When we want to deploy code,  worrying about servers and provisioning always haunts the minds of any site reliability engineer tasked with keeping services running. Luckily for us our serverless architecture with AWS Fargate hides us away from servers so we don’t have to worry about instance types, managing cluster scheduling, or optimizing cluster utilization. We just need to focus on our docker image. Score!!

Product-focused

DevOps at its heart is getting distinct parts to be modularized and put into a turn key solution that can be deployed at scale. Our process involved grabbing code from a GitHub repo, getting raw tweets from users on Twitter, and the use of docker to contain a trained model bundled with a web server to create an easy to use API that can be easily scaled due to Fargate. We turned a python CLI tool into a repeatable,  scalable, and dockerized RESTful API that can be deployed to the public cloud with a few lines of code.

Takeaway

Like the other trending 2018 buzzword blockchain, there is much to capture in the machine learning space, and while some ML products are far along, most of the projects are still in their infancy. Experiencing the process and getting your feet wet is the best way to learn.

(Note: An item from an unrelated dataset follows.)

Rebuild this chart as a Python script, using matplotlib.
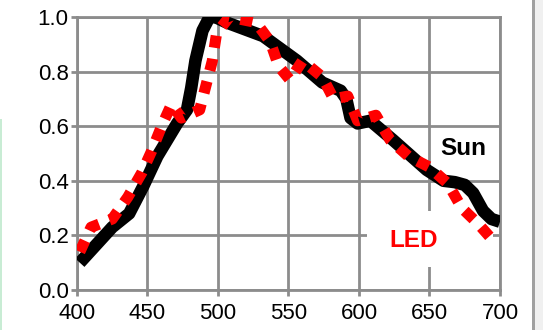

DevOps is a framework, and it can be applied to machine learning the same as any other type of software engineering to build a training foundation, optimizing model creation and providing an elegant integration process to acquire operationally inferred results.

… and when an AI does eventually manage your AWS environment, I’ll be glad that I took the leap in getting DevOps completely automated.